Collected data:

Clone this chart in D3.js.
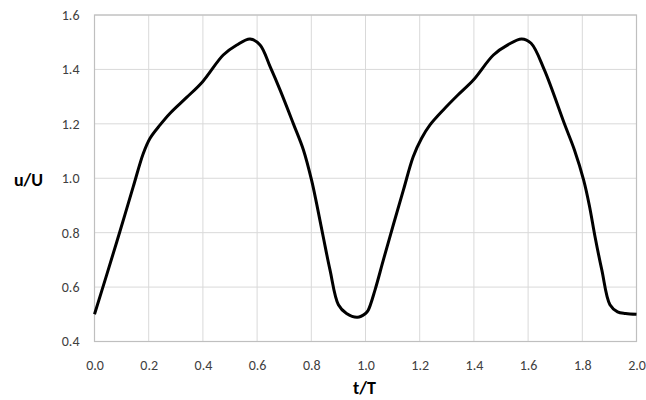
<!DOCTYPE html>
<html lang="en">
<head>
  <meta charset="UTF-8">
  <title>u/U vs t/T</title>
  <script src="https://d3js.org/d3.v7.min.js"></script>
  <style>
    body { margin: 0; background: #fff; }
    text { font-family: Carlito, Lato, "Liberation Sans", sans-serif; fill: #404040; }
  </style>
</head>
<body>
  <svg id="chart" width="646" height="400"></svg>
  <script>
    // time (t/T) and velocity ratio (u/U)
    const tValues = [0, 0.045, 0.094, 0.143, 0.18, 0.205, 0.242, 0.279, 0.34, 0.399, 0.475, 0.525,
      0.574, 0.611, 0.648, 0.685, 0.734, 0.771, 0.801, 0.82, 0.844, 0.869, 0.9, 0.93, 0.97, 1.0,
      1.01, 1.035, 1.066, 1.103, 1.14, 1.176, 1.207, 1.238, 1.287, 1.34, 1.398, 1.472, 1.525, 1.576,
      1.611, 1.66, 1.734, 1.771, 1.805, 1.826, 1.847, 1.872, 1.902, 1.93, 1.96, 2.0];
    const uValues = [0.50, 0.645, 0.805, 0.969, 1.091, 1.147, 1.196, 1.239, 1.297, 1.355, 1.453, 1.49,
      1.512, 1.49, 1.41, 1.324, 1.2, 1.104, 0.993, 0.905, 0.785, 0.663, 0.535, 0.503, 0.489, 0.503,
      0.515, 0.589, 0.70, 0.83, 0.957, 1.079, 1.147, 1.196, 1.251, 1.305, 1.361, 1.453, 1.49, 1.512,
      1.496, 1.398, 1.2, 1.104, 0.993, 0.90, 0.785, 0.663, 0.535, 0.509, 0.503, 0.50];
    const xTicks = [0, 0.2, 0.4, 0.6, 0.8, 1.0, 1.2, 1.4, 1.6, 1.8, 2.0];
    const yTicks = [0.4, 0.6, 0.8, 1.0, 1.2, 1.4, 1.6];

    const data = tValues.map((t, i) => ({ t: t, u: uValues[i] }));

    const margin = { top: 15, right: 9.5, bottom: 58.5, left: 94.5 };
    const width = 646 - margin.left - margin.right;
    const height = 400 - margin.top - margin.bottom;

    const svg = d3.select("#chart")
      .append("g")
      .attr("transform", `translate(${margin.left}, ${margin.top})`);

    const x = d3.scaleLinear().domain([0, 2]).range([0, width]);
    const y = d3.scaleLinear().domain([0.4, 1.6]).range([height, 0]);

    // grid
    svg.append("g")
      .selectAll("line.vg")
      .data(xTicks)
      .enter().append("line")
      .attr("x1", d => x(d)).attr("x2", d => x(d))
      .attr("y1", 0).attr("y2", height)
      .attr("stroke", "#d9d9d9").attr("stroke-width", 1);

    svg.append("g")
      .selectAll("line.hg")
      .data(yTicks)
      .enter().append("line")
      .attr("x1", 0).attr("x2", width)
      .attr("y1", d => y(d)).attr("y2", d => y(d))
      .attr("stroke", "#d9d9d9").attr("stroke-width", 1);

    // plot border
    svg.append("rect")
      .attr("width", width).attr("height", height)
      .attr("fill", "none")
      .attr("stroke", "#bfbfbf").attr("stroke-width", 1.2);

    // axes (labels only)
    svg.append("g")
      .attr("transform", `translate(0, ${height})`)
      .call(d3.axisBottom(x).tickValues(xTicks).tickFormat(d3.format(".1f")).tickSize(0).tickPadding(19))
      .call(g => g.select(".domain").remove())
      .selectAll("text")
      .attr("font-size", 14)
      .attr("fill", "#404040");

    svg.append("g")
      .call(d3.axisLeft(y).tickValues(yTicks).tickFormat(d3.format(".1f")).tickSize(0).tickPadding(15))
      .call(g => g.select(".domain").remove())
      .selectAll("text")
      .attr("font-size", 14)
      .attr("fill", "#404040");

    // axis titles
    svg.append("text")
      .attr("x", width / 2 - 1)
      .attr("y", height + 52)
      .attr("text-anchor", "middle")
      .attr("font-size", 18)
      .attr("font-weight", "bold")
      .style("fill", "#000")
      .text("t/T");

    svg.append("text")
      .attr("x", -66)
      .attr("y", y(1.0) + 8)
      .attr("text-anchor", "middle")
      .attr("font-size", 18)
      .attr("font-weight", "bold")
      .style("fill", "#000")
      .text("u/U");

    const line = d3.line()
      .x(d => x(d.t))
      .y(d => y(d.u))
      .curve(d3.curveCatmullRom.alpha(0.5));

    svg.append("path")
      .datum(data)
      .attr("fill", "none")
      .attr("stroke", "#000")
      .attr("stroke-width", 3)
      .attr("stroke-linejoin", "round")
      .attr("d", line);
  </script>
</body>
</html>
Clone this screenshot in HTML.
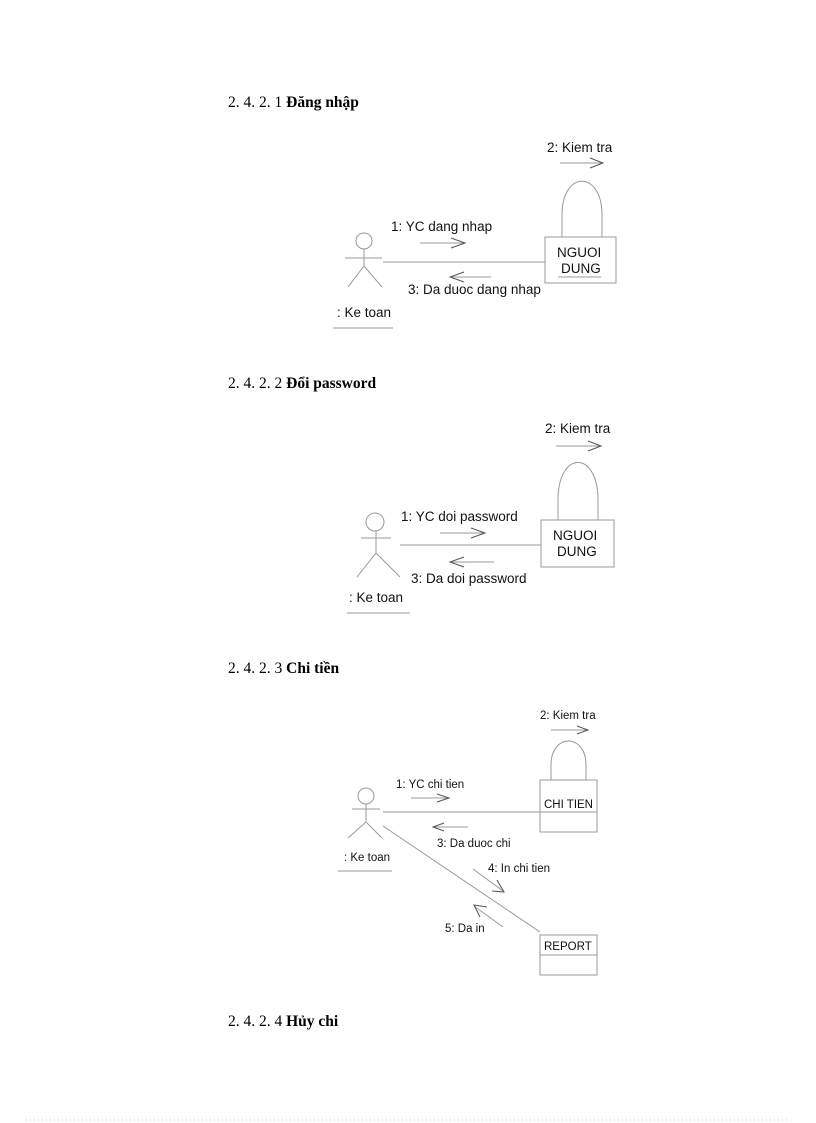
<!DOCTYPE html>
<html><head><meta charset="utf-8"><style>
html,body{margin:0;padding:0;background:#fff;}
svg{display:block}
.h{font-family:"Liberation Serif",serif;font-size:15.5px;fill:#000}
.t{font-family:"Liberation Sans",sans-serif;font-size:13.5px;fill:#111}
.s{font-family:"Liberation Sans",sans-serif;font-size:11.5px;fill:#111}
.l{stroke:#999;stroke-width:1;fill:none}
.a{stroke:#555;stroke-width:1;fill:none}
</style></head><body>
<svg width="816" height="1123" viewBox="0 0 816 1123" xmlns="http://www.w3.org/2000/svg">
<text class="h" x="228" y="107">2. 4. 2. 1 <tspan font-weight="bold">Đăng nhập</tspan></text>
<text class="h" x="228" y="388">2. 4. 2. 2 <tspan font-weight="bold">Đổi password</tspan></text>
<text class="h" x="228" y="673">2. 4. 2. 3 <tspan font-weight="bold">Chi tiền</tspan></text>
<text class="h" x="228" y="1026">2. 4. 2. 4 <tspan font-weight="bold">Hủy chi</tspan></text>

<!-- Diagram 1 -->
<text class="t" x="547" y="152">2: Kiem tra</text>
<line class="l" x1="560" y1="163" x2="602" y2="163"/><polyline class="a" points="590,158 603,163 590,168"/>
<path class="l" d="M562,237 L562,215 C562,170 602,170 602,215 L602,237"/>
<rect class="l" x="545" y="237" width="71" height="46"/>
<text class="t" x="557" y="257">NGUOI</text>
<text class="t" x="561" y="273">DUNG</text>
<line class="l" x1="558" y1="277" x2="601" y2="277"/>
<circle class="l" cx="364" cy="241" r="8"/>
<line class="l" x1="345" y1="258" x2="382" y2="258"/>
<line class="l" x1="364" y1="249" x2="364" y2="266"/>
<polyline class="l" points="348,287 364,266 382,287"/>
<line class="l" x1="383" y1="262" x2="545" y2="262"/>
<text class="t" x="391" y="231">1: YC dang nhap</text>
<line class="l" x1="420" y1="243" x2="465" y2="243"/><polyline class="a" points="451,238 465,243 451,248"/>
<text class="t" x="408" y="294">3: Da duoc dang nhap</text>
<line class="l" x1="450" y1="277" x2="491" y2="277"/><polyline class="a" points="464,272 450,277 464,282"/>
<text class="t" x="337" y="317">: Ke toan</text>
<line class="l" x1="333" y1="328" x2="393" y2="328"/>

<!-- Diagram 2 -->
<text class="t" x="545" y="433">2: Kiem tra</text>
<line class="l" x1="556" y1="446" x2="600" y2="446"/><polyline class="a" points="588,441 601,446 588,451"/>
<path class="l" d="M558,520 L558,500 C558,450 598,450 598,500 L598,520"/>
<rect class="l" x="541" y="520" width="73" height="47"/>
<text class="t" x="553" y="540">NGUOI</text>
<text class="t" x="557" y="556">DUNG</text>
<circle class="l" cx="375" cy="522" r="9"/>
<line class="l" x1="361" y1="538" x2="391" y2="538"/>
<line class="l" x1="376" y1="531" x2="376" y2="553"/>
<polyline class="l" points="357,577 376,553 400,577"/>
<line class="l" x1="400" y1="545" x2="541" y2="545"/>
<text class="t" x="401" y="521">1: YC doi password</text>
<line class="l" x1="440" y1="533" x2="485" y2="533"/><polyline class="a" points="471,528 485,533 471,538"/>
<text class="t" x="411" y="583">3: Da doi password</text>
<line class="l" x1="450" y1="562" x2="494" y2="562"/><polyline class="a" points="464,557 450,562 464,567"/>
<text class="t" x="349" y="602">: Ke toan</text>
<line class="l" x1="347" y1="613" x2="410" y2="613"/>

<!-- Diagram 3 -->
<text class="s" x="540" y="719">2: Kiem tra</text>
<line class="l" x1="551" y1="730" x2="587" y2="730"/><polyline class="a" points="577,726 588,730 577,734"/>
<path class="l" d="M551,780 L551,765 C551,733 586,733 586,765 L586,780"/>
<rect class="l" x="540" y="780" width="57" height="52"/>
<line class="l" x1="540" y1="812" x2="597" y2="812"/>
<text class="s" x="544" y="808">CHI TIEN</text>
<circle class="l" cx="366" cy="796" r="8"/>
<line class="l" x1="352" y1="809" x2="380" y2="809"/>
<line class="l" x1="366" y1="804" x2="366" y2="822"/>
<polyline class="l" points="348,838 366,822 382,838"/>
<line class="l" x1="383" y1="812" x2="540" y2="812"/>
<text class="s" x="396" y="788">1: YC chi tien</text>
<line class="l" x1="411" y1="798" x2="448" y2="798"/><polyline class="a" points="437,794 449,798 437,802"/>
<text class="s" x="437" y="847">3: Da duoc chi</text>
<line class="l" x1="433" y1="827" x2="468" y2="827"/><polyline class="a" points="444,823 433,827 444,831"/>
<text class="s" x="344" y="861">: Ke toan</text>
<line class="l" x1="338" y1="871" x2="392" y2="871"/>
<line class="l" x1="383" y1="826" x2="540" y2="932"/>
<text class="s" x="488" y="872">4: In chi tien</text>
<line class="l" x1="473" y1="869" x2="503" y2="891"/><polyline class="a" points="497,880 504,892 492,891"/>
<text class="s" x="445" y="932">5: Da in</text>
<line class="l" x1="503" y1="927" x2="474" y2="906"/><polyline class="a" points="487,907 474,905 480,917"/>
<rect class="l" x="540" y="935" width="57" height="40"/>
<line class="l" x1="540" y1="955" x2="597" y2="955"/>
<text class="s" x="544" y="950">REPORT</text>

<line x1="26" y1="1120" x2="790" y2="1120" stroke="#bbb" stroke-width="1" stroke-dasharray="1,3"/>
</svg>
</body></html>
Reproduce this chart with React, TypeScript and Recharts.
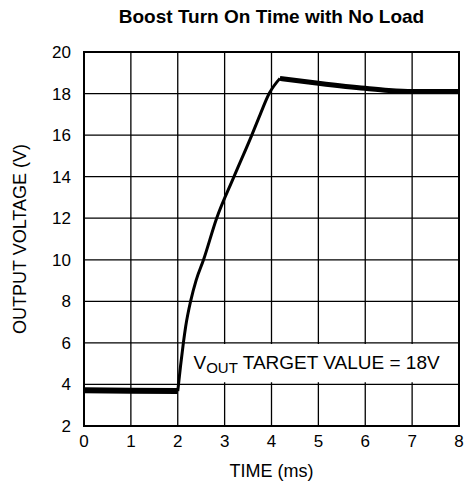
import React from "react";
import {
  LineChart,
  Line,
  XAxis,
  YAxis,
  CartesianGrid,
  ReferenceArea,
} from "recharts";

const X_TICKS = [0, 1, 2, 3, 4, 5, 6, 7, 8];
const Y_TICKS = [2, 4, 6, 8, 10, 12, 14, 16, 18, 20];

const FLAT_TIME = [0, 1, 2];
const FLAT_VOLT = [3.72, 3.7, 3.68];

const RISE_TIME = [2.0, 2.06, 2.12, 2.17, 2.28, 2.39, 2.55, 2.83, 3.2, 3.58, 3.76, 3.95, 4.18];
const RISE_VOLT = [3.68, 4.9, 6.0, 6.8, 8.06, 9.0, 10.0, 12.0, 14.0, 16.0, 17.0, 18.0, 18.73];

const TAIL_TIME = [4.18, 5.0, 6.0, 6.5, 7.0, 8.0];
const TAIL_VOLT = [18.73, 18.5, 18.25, 18.15, 18.1, 18.1];

const NOTE_X = [2.1, 8];
const NOTE_Y = [4.1, 5.95];

const TITLE = "Boost Turn On Time with No Load";
const X_LABEL = "TIME (ms)";
const Y_LABEL = "OUTPUT VOLTAGE (V)";

const zip = (t: number[], v: number[]) => t.map((x, i) => ({ t: x, v: v[i] }));
const flatData = zip(FLAT_TIME, FLAT_VOLT);
const riseData = zip(RISE_TIME, RISE_VOLT);
const tailData = zip(TAIL_TIME, TAIL_VOLT);

const FONT = "'Liberation Sans', Arial, sans-serif";

const NoteLabel = (props: any) => {
  const vb = props.viewBox || {};
  const x = vb.x + 11;
  const y = vb.y + vb.height / 2 + 6;
  return (
    <text x={x} y={y} fontFamily={FONT} fontSize={19} fill="#000">
      <tspan>V</tspan>
      <tspan fontSize={15} dy={4}>OUT</tspan>
      <tspan dy={-4}> TARGET VALUE = 18V</tspan>
    </text>
  );
};

const YLabel = (props: any) => {
  const vb = props.viewBox || {};
  const cx = 20;
  const cy = vb.y + vb.height / 2;
  return (
    <text
      x={cx}
      y={cy}
      transform={`rotate(-90 ${cx} ${cy})`}
      textAnchor="middle"
      dominantBaseline="central"
      fontFamily={FONT}
      fontSize={18}
      fill="#000"
    >
      {Y_LABEL}
    </text>
  );
};

const XLabel = (props: any) => {
  const vb = props.viewBox || {};
  const cx = vb.x + vb.width / 2;
  return (
    <text x={cx} y={477} textAnchor="middle" fontFamily={FONT} fontSize={18} fill="#000">
      {X_LABEL}
    </text>
  );
};

export default function App() {
  return (
    <div style={{ position: "absolute", left: 0, top: 0, width: 470, height: 485, background: "#fff" }}>
      <div
        style={{
          position: "absolute",
          left: 84,
          width: 375,
          top: 6,
          textAlign: "center",
          fontFamily: FONT,
          fontWeight: "bold",
          fontSize: 19,
          color: "#000",
        }}
      >
        {TITLE}
      </div>
      <LineChart width={470} height={485} margin={{ top: 52, right: 11, left: 0, bottom: 19 }}>
        <CartesianGrid stroke="#000" strokeWidth={1.3} horizontalValues={Y_TICKS} verticalValues={X_TICKS} />
        <XAxis
          dataKey="t"
          type="number"
          domain={[0, 8]}
          ticks={X_TICKS}
          height={40}
          axisLine={false}
          tickLine={false}
          tickSize={0}
          tickMargin={9}
          tick={{ fill: "#000", fontSize: 17, fontFamily: FONT }}
          allowDataOverflow
          label={<XLabel />}
        />
        <YAxis
          dataKey="v"
          type="number"
          domain={[2, 20]}
          ticks={Y_TICKS}
          width={84}
          axisLine={false}
          tickLine={false}
          tickSize={0}
          tickMargin={13}
          tick={{ fill: "#000", fontSize: 17, fontFamily: FONT }}
          allowDataOverflow
          label={<YLabel />}
        />
        <ReferenceArea
          x1={NOTE_X[0]}
          x2={NOTE_X[1]}
          y1={NOTE_Y[0]}
          y2={NOTE_Y[1]}
          fill="#fff"
          fillOpacity={1}
          stroke="none"
          label={<NoteLabel />}
        />
        <ReferenceArea x1={0} x2={8} y1={2} y2={20} fill="none" stroke="#000" strokeWidth={2} />
        <Line data={flatData} dataKey="v" type="linear" stroke="#000" strokeWidth={6} dot={false} isAnimationActive={false} />
        <Line data={riseData} dataKey="v" type="monotone" stroke="#000" strokeWidth={3} dot={false} isAnimationActive={false} />
        <Line data={tailData} dataKey="v" type="monotone" stroke="#000" strokeWidth={5} dot={false} isAnimationActive={false} />
      </LineChart>
    </div>
  );
}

REQUIRED TASK: Without the pictures, repeat the entries above line by line, from the first through the one that contains "const yTicks = [0.4, 0.6, 0.8, 1.0, 1.2, 1.4, 1.6];", both ends included.

PROBLEM SOLUTION:
Clone this chart in D3.js.
<!DOCTYPE html>
<html lang="en">
<head>
  <meta charset="UTF-8">
  <title>u/U vs t/T</title>
  <script src="https://d3js.org/d3.v7.min.js"></script>
  <style>
    body { margin: 0; background: #fff; }
    text { font-family: Carlito, Lato, "Liberation Sans", sans-serif; fill: #404040; }
  </style>
</head>
<body>
  <svg id="chart" width="646" height="400"></svg>
  <script>
    // time (t/T) and velocity ratio (u/U)
    const tValues = [0, 0.045, 0.094, 0.143, 0.18, 0.205, 0.242, 0.279, 0.34, 0.399, 0.475, 0.525,
      0.574, 0.611, 0.648, 0.685, 0.734, 0.771, 0.801, 0.82, 0.844, 0.869, 0.9, 0.93, 0.97, 1.0,
      1.01, 1.035, 1.066, 1.103, 1.14, 1.176, 1.207, 1.238, 1.287, 1.34, 1.398, 1.472, 1.525, 1.576,
      1.611, 1.66, 1.734, 1.771, 1.805, 1.826, 1.847, 1.872, 1.902, 1.93, 1.96, 2.0];
    const uValues = [0.50, 0.645, 0.805, 0.969, 1.091, 1.147, 1.196, 1.239, 1.297, 1.355, 1.453, 1.49,
      1.512, 1.49, 1.41, 1.324, 1.2, 1.104, 0.993, 0.905, 0.785, 0.663, 0.535, 0.503, 0.489, 0.503,
      0.515, 0.589, 0.70, 0.83, 0.957, 1.079, 1.147, 1.196, 1.251, 1.305, 1.361, 1.453, 1.49, 1.512,
      1.496, 1.398, 1.2, 1.104, 0.993, 0.90, 0.785, 0.663, 0.535, 0.509, 0.503, 0.50];
    const xTicks = [0, 0.2, 0.4, 0.6, 0.8, 1.0, 1.2, 1.4, 1.6, 1.8, 2.0];
    const yTicks = [0.4, 0.6, 0.8, 1.0, 1.2, 1.4, 1.6];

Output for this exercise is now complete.